Southern Sudanese politician

Abdel Rahman Sule is a South Sudanese politician who was one of the founders of the Liberal Party, officially registered as the "Southern Party" in 1953, the main party in Southern Sudan in the years immediately before and after independence in 1956.

Abdel Rahman Sule belonged to the Bari people.
He has been described as a farmer and as a trader.
Sule was the son of a village chief. Speaking of his childhood, he said: "The effendi who came around our village to kill elephants were Muslims. I used to see what these people were doing. That is how I became a Muslim. In 1927, I was caught with arms from Ethiopia. By then I was already a Muslim. But I was very aware of my African-ness. When I was a kid, if I was woken late in the morning by my father, he would say 'if it had been in the days of the Ansars you would have been taken'. My father always woke me up early so that in his words I am not taken by the Ansars".

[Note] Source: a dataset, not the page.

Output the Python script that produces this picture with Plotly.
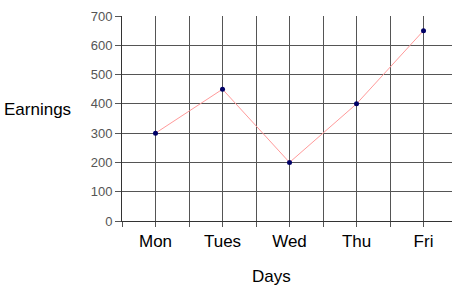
import plotly.graph_objects as go

days = ["Mon", "Tues", "Wed", "Thu", "Fri"]
earnings = [300, 450, 200, 400, 650]
y_ticks = [0, 100, 200, 300, 400, 500, 600, 700]

# categories sit on every second vertical gridline
xpos = [2 * i + 1 for i in range(len(days))]
grid_vals = list(range(0, 10))
grid_text = []
for v in grid_vals:
    if v in xpos:
        grid_text.append(days[xpos.index(v)])
    else:
        grid_text.append("")

fig = go.Figure()
fig.add_trace(go.Scatter(
    x=xpos, y=earnings, mode="lines+markers",
    line=dict(color="#ff9a9a", width=1),
    marker=dict(color="#000066", size=5),
    hoverinfo="skip", showlegend=False,
))

pw = 461 - 122 - 9
ph = 293 - 13 - 72

fig.update_layout(
    width=461, height=293,
    margin=dict(l=122, r=9, t=13, b=72),
    paper_bgcolor="white", plot_bgcolor="white",
    font=dict(family="Liberation Sans, Arial, sans-serif", color="black"),
    xaxis=dict(
        range=[0, 9.85], tickmode="array", tickvals=grid_vals, ticktext=grid_text,
        showgrid=True, gridcolor="#555555", gridwidth=1,
        ticks="outside", ticklen=5, tickcolor="#555555",
        showline=True, linecolor="#333333", linewidth=1,
        tickfont=dict(size=17, color="black"), zeroline=False,
    ),
    yaxis=dict(
        range=[0, 700], tickmode="array", tickvals=y_ticks,
        showgrid=True, gridcolor="#555555", gridwidth=1,
        ticks="outside", ticklen=6, tickcolor="#555555",
        showline=True, linecolor="#333333", linewidth=1,
        tickfont=dict(size=13, color="#555555"), zeroline=False,
    ),
    annotations=[
        dict(text="Earnings", x=(2 - 122) / pw, y=(293 - 72 - 108) / ph,
             xref="paper", yref="paper",
             xanchor="left", yanchor="middle", showarrow=False,
             font=dict(size=17, color="black")),
        dict(text="Days", x=(271 - 122) / pw, y=(293 - 72 - 277) / ph,
             xref="paper", yref="paper",
             xanchor="center", yanchor="middle", showarrow=False,
             font=dict(size=17, color="black")),
    ],
)

fig.write_html("out.html")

Sule was at the forefront of pro-federalist politics in the 1940s and 1950s.
Sule, Stanislaus Paysama and Buth Diu founded the Southern Sudanese Political Movement in 1951, with the goals of achieving full independence for Sudan, with special treatment for southern Sudan.
The southerners were excluded from the Political Parties agreement with the British colonial authorities, but in 1953 registered the Southern Party, later renamed the Liberal Party.
The party was supported by almost all southern intellectuals and by the majority of southern people.
Although also open to northerners, none joined.
The new party was led by Benjamin Lwoki and funded by Abdel Rahman Sule and Fahal Ukanda, both Muslims.
Sule was known as "The Patron" of the party.
Sule's Juba branch of the Southern Party was particularly active in recruiting future southern politicians.
After the military crack-down in 1960, Sule went into exile and helped lead the south Sudan resistance movement from abroad.